When None the Wiser took the stage at JB’s Downtown Joplin as part of Joplin’s new Zerkapalooza music festival, it marked something of a turning point for the band.
Not only was the late August performance in front of their biggest audience yet, it marked the first big show with a solid lineup and a chance to further establish themselves in the Joplin music scene.
The indie rock band’s lineup features four Missouri Southern students – Jake Messer, Drake Smelser, Sevrin Eldred and Ngosa “G” Simbvakula.
In March, None the Wiser released an album, “Full Circle,” on a variety of Internet platforms, including Spotify, Amazon and Google Play. The album showcases the band’s indie influences as well as its acoustic roots, and its ability to weave its way through folk, melodic numbers and big pop choruses.
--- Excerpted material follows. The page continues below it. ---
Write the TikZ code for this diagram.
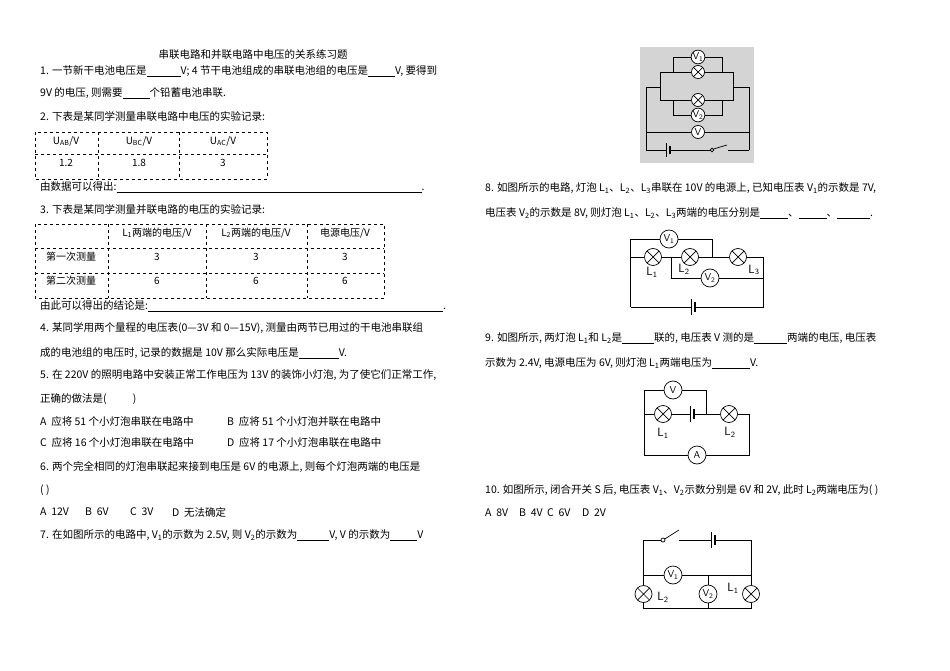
\documentclass[tikz,border=0pt]{standalone}
\usepackage{fontspec}
\usetikzlibrary{calc}
\setmainfont{Noto Sans CJK SC}
\newcommand\bl[1]{\underline{\hspace{#1pt}}}
\newcommand\mybatt[4]{% x y fill size
  \fill[#3] (#1-2.5,#2-1.5) rectangle (#1+2.5,#2+1.5);
  \draw (#1-2,#2-#4) -- (#1-2,#2+#4);
  \draw[line width=1.4pt] (#1+2,#2-0.6*#4) -- (#1+2,#2+0.6*#4);}
\begin{document}
\begin{tikzpicture}[x=1pt,y=-1pt,
  tx/.style={anchor=west,inner sep=0pt,font=\fontsize{10.5}{12}\selectfont},
  cell/.style={inner sep=0pt,font=\fontsize{10}{12}\selectfont},
  wire/.style={line width=0.7pt},
  lamp/.style={circle,draw,line width=0.7pt,fill=white,minimum size=#1,inner sep=0pt,
    path picture={\draw[line width=0.7pt] (path picture bounding box.north west)--(path picture bounding box.south east)
    (path picture bounding box.north east)--(path picture bounding box.south west);}},
  lamp/.default=17pt,
  meter/.style={circle,draw,line width=0.7pt,fill=white,minimum size=#1,inner sep=0pt,font=\sffamily\fontsize{10}{10}\selectfont},
  meter/.default=18pt,
  lab/.style={inner sep=0pt,font=\sffamily\fontsize{12}{12}\selectfont}]
\useasboundingbox (0,0) rectangle (950,671);
\fill[white] (0,0) rectangle (950,671);
% ---------- left column
\node[inner sep=0pt,font=\fontsize{10.5}{12}\selectfont] (title) at (253,55) {串联电路和并联电路中电压的关系练习题};
\node[tx] (q1) at (40,71) {1. 一节新干电池电压是\bl{34}V; 4 节干电池组成的串联电池组的电压是\bl{27}V, 要得到};
\node[tx] (q1b) at (40,93) {9V 的电压, 则需要\bl{27}个铅蓄电池串联.};
\node[tx] (q2) at (40,117) {2. 下表是某同学测量串联电路中电压的实验记录:};
\draw[dashed,line width=0.6pt] (35,132) rectangle (267,179) (35,154)--(267,154) (98,132)--(98,179) (179,132)--(179,179);
\node[cell] (c11) at (66,141) {U\textsubscript{AB}/V};
\node[cell] (c12) at (139,141) {U\textsubscript{BC}/V};
\node[cell] (c13) at (223,141) {U\textsubscript{AC}/V};
\node[cell] (c21) at (66,163) {1.2};
\node[cell] (c22) at (139,163) {1.8};
\node[cell] (c23) at (223,163) {3};
\node[tx] (q2c) at (40,187) {由数据可以得出:\bl{305}.};
\node[tx] (q3) at (40,210) {3. 下表是某同学测量并联电路的电压的实验记录:};
\draw[dashed,line width=0.6pt] (35,224) rectangle (384,298) (35,248)--(384,248) (35,273)--(384,273)
  (108,224)--(108,298) (206,224)--(206,298) (307,224)--(307,298);
\node[cell] (d12) at (157,233) {L\textsubscript{1}两端的电压/V};
\node[cell] (d13) at (256,233) {L\textsubscript{2}两端的电压/V};
\node[cell] (d14) at (345,233) {电源电压/V};
\node[cell] (d21) at (71,257) {第一次测量};
\node[cell] (d22) at (157,257) {3};
\node[cell] (d23) at (256,257) {3};
\node[cell] (d24) at (345,257) {3};
\node[cell] (d31) at (71,281) {第二次测量};
\node[cell] (d32) at (157,281) {6};
\node[cell] (d33) at (256,281) {6};
\node[cell] (d34) at (345,281) {6};
\node[tx] (q3c) at (40,306) {由此可以得出的结论是:\bl{295}.};
\node[tx] (q4) at (40,328) {4. 某同学用两个量程的电压表(0—3V 和 0—15V), 测量由两节已用过的干电池串联组};
\node[tx] (q4b) at (40,353) {成的电池组的电压时, 记录的数据是 10V 那么实际电压是\bl{40}V.};
\node[tx] (q5) at (40,375) {5. 在 220V 的照明电路中安装正常工作电压为 13V 的装饰小灯泡, 为了使它们正常工作,};
\node[tx] (q5b) at (40,399) {正确的做法是(\hspace{2.5em})};
\node[tx] (q5A) at (40,422) {A\ \ 应将 51 个小灯泡串联在电路中};
\node[tx] (q5B) at (227,422) {B\ \ 应将 51 个小灯泡并联在电路中};
\node[tx] (q5C) at (40,443) {C\ \ 应将 16 个小灯泡串联在电路中};
\node[tx] (q5D) at (227,443) {D\ \ 应将 17 个小灯泡串联在电路中};
\node[tx] (q6) at (40,467) {6. 两个完全相同的灯泡串联起来接到电压是 6V 的电源上, 则每个灯泡两端的电压是};
\node[tx] (q6b) at (40,490) {( )};
\node[tx] (q6A) at (40,512) {A\ \ 12V};
\node[tx] (q6B) at (85,512) {B\ \ 6V};
\node[tx] (q6C) at (130,512) {C\ \ 3V};
\node[tx] (q6D) at (172,512) {D\ \ 无法确定};
\node[tx] (q7) at (40,535) {7. 在如图所示的电路中, V\textsubscript{1}的示数为 2.5V, 则 V\textsubscript{2}的示数为\bl{32}V, V 的示数为\bl{27}V};
% ---------- right column text
\node[tx] (q8) at (485,188) {8. 如图所示的电路, 灯泡 L\textsubscript{1}、L\textsubscript{2}、L\textsubscript{3}串联在 10V 的电源上, 已知电压表 V\textsubscript{1}的示数是 7V,};
\node[tx] (q8b) at (485,213) {电压表 V\textsubscript{2}的示数是 8V, 则灯泡 L\textsubscript{1}、L\textsubscript{2}、L\textsubscript{3}两端的电压分别是\bl{28}、\bl{28}、\bl{33}.};
\node[tx] (q9) at (485,338) {9. 如图所示, 两灯泡 L\textsubscript{1}和 L\textsubscript{2}是\bl{32}联的, 电压表 V 测的是\bl{33}两端的电压, 电压表};
\node[tx] (q9b) at (485,363) {示数为 2.4V, 电源电压为 6V, 则灯泡 L\textsubscript{1}两端电压为\bl{38}V.};
\node[tx] (q10) at (485,490) {10. 如图所示, 闭合开关 S 后, 电压表 V\textsubscript{1}、V\textsubscript{2}示数分别是 6V 和 2V, 此时 L\textsubscript{2}两端电压为( )};
\node[tx] (q10A) at (485,513) {A\ \ 8V};
\node[tx] (q10B) at (519,513) {B\ \ 4V};
\node[tx] (q10C) at (547,513) {C\ \ 6V};
\node[tx] (q10D) at (582,513) {D\ \ 2V};
% ---------- fig 7 (gray)
\fill[black!17] (640,47) rectangle (754,163);
\begin{scope}[every node/.append style={fill=black!17}]
\node[meter=13pt] (V1a) at (698,57) {V\textsubscript{1}};
\node[lamp=13pt] (La) at (698,72) {};
\node[lamp=13pt] (Lb) at (698,100) {};
\node[meter=13pt] (V2a) at (698,115) {V\textsubscript{2}};
\node[meter=13pt] (Va) at (698,132) {V};
\end{scope}
\draw[wire] (V1a.west) -- (673,57) -- (673,72) -- (La.west) (V1a.east) -- (722,57) -- (722,72) -- (La.east);
\draw[wire] (V2a.west) -- (673,115) -- (673,100) -- (Lb.west) (V2a.east) -- (722,115) -- (722,100) -- (Lb.east);
\draw[wire] (673,72) -- (660,72) -- (660,100) -- (673,100) (722,72) -- (733,72) -- (733,100) -- (722,100);
\draw[wire] (660,87) -- (646,87) -- (646,150) (733,87) -- (749,87) -- (749,150);
\draw[wire] (646,132) -- (Va.west) (Va.east) -- (749,132);
\coordinate (swa) at (712,150);
\draw[wire] (646,150) -- (swa) (749,150) -- (728,150);
\draw[wire,fill=black!17] (swa) circle (1.8pt);
\draw[wire] ($(swa)+(1.5,-1)$) -- (727,145);
\mybatt{668}{150}{black!17}{7}
% ---------- fig 8
\node[meter] (V1b) at (669,239) {V\textsubscript{1}};
\node[lamp] (L1b) at (653,257) {};
\node[lamp] (L2b) at (690,257) {};
\node[lamp] (L3b) at (738,257) {};
\node[meter] (V2b) at (710,278) {V\textsubscript{2}};
\draw[wire] (630.5,307) -- (630.5,239) -- (V1b.west) (V1b.east) -- (712,239) -- (712,257);
\draw[wire] (630.5,257) -- (L1b.west) (L1b.east) -- (L2b.west) (L2b.east) -- (L3b.west) (L3b.east) -- (763,257) -- (763,307) -- (630.5,307);
\draw[wire] (671,257) -- (671,278) -- (V2b.west) (V2b.east) -- (763,278);
\mybatt{693}{307}{white}{8}
\node[lab] (l1b) at (652,272) {L\textsubscript{1}};
\node[lab] (l2b) at (684,269) {L\textsubscript{2}};
\node[lab] (l3b) at (754,270) {L\textsubscript{3}};
% ---------- fig 9
\node[meter] (V9) at (673,390) {V};
\node[lamp] (L19) at (663,414) {};
\node[lamp] (L29) at (729,414) {};
\node[meter] (A9) at (697,455) {A};
\draw[wire] (644,455) -- (644,390) -- (V9.west) (V9.east) -- (706,390) -- (706,414);
\draw[wire] (644,414) -- (L19.west) (L19.east) -- (L29.west) (L29.east) -- (749,414) -- (749,455) -- (A9.east) (A9.west) -- (644,455);
\mybatt{692}{414}{white}{8}
\node[lab] (l19) at (663,433) {L\textsubscript{1}};
\node[lab] (l29) at (730,432) {L\textsubscript{2}};
% ---------- fig 10
\coordinate (sw10) at (663,540);
\node[meter] (V110) at (673,575) {V\textsubscript{1}};
\node[lamp] (L210) at (643.5,594) {};
\node[meter] (V210) at (708,594) {V\textsubscript{2}};
\node[lamp] (L110) at (751,594) {};
\draw[wire] (L210.north) -- (643.5,540) -- (sw10) (679,540) -- (751,540) -- (L110.north);
\draw[wire,fill=white] (sw10) circle (2pt);
\draw[wire] ($(sw10)+(1.7,-1)$) -- (679,530);
\mybatt{713}{540}{white}{8}
\draw[wire] (643.5,575) -- (V110.west) (V110.east) -- (751,575) (708,575) -- (V210.north);
\draw[wire] (L210.south) -- (643.5,608.5) -- (751,608.5) -- (L110.south) (V210.south) -- (708,608.5);
\node[lab] (l210) at (663,597) {L\textsubscript{2}};
\node[lab] (l110) at (733,588) {L\textsubscript{1}};
\end{tikzpicture}
\end{document}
During their performance at Zerkapalooza, None the Wiser had a chance to perform on the same stage as Someone Still Loves You Boris Yeltsin, an indie pop band from Springfield, Mo., that grew into a national act after forming in 1999.
That band’s career trajectory is one that members of None the Wiser would love to emulate.
“Right now, we’re in the beginning stages of trying to become a regional band,” said Smelser. “From there, we’d love to become a national act. That’s how Someone Still Loves You Boris Yeltsin gained national popularity. They’re able to go across country, book shows and sell out venues.”
Recent shows have stretched beyond Joplin to include performances in Mount Vernon, Wichita, Kan., and Pittsburg, Kan. The Zerkapalooza performance stood out, however, as it allowed the band to continue making inroads in the local music scene while becoming part of the #BringBackTheHall movement – a push to raise funds to make renovations to Joplin’s Memorial Hall and restore its place as a hub for live music.
Jon Buck, the organizer of Zerkapalooza, said 3,000 people attended the three-day festival, which featured 70 bands on nine stages. A portion of the proceeds raised during the event will go toward repairs needed at Memorial Hall.
Buck said that having None the Wiser and other acts featuring Missouri Southern students can help to bolster Joplin’s music scene.
“It’s a very positive thing that they’re taking a more active role,” he said, adding that Columbia and Springfield are examples of the kind of thriving music towns that Joplin could become. “But you have to have college bands in the music scene to help create that kind of lifestyle.”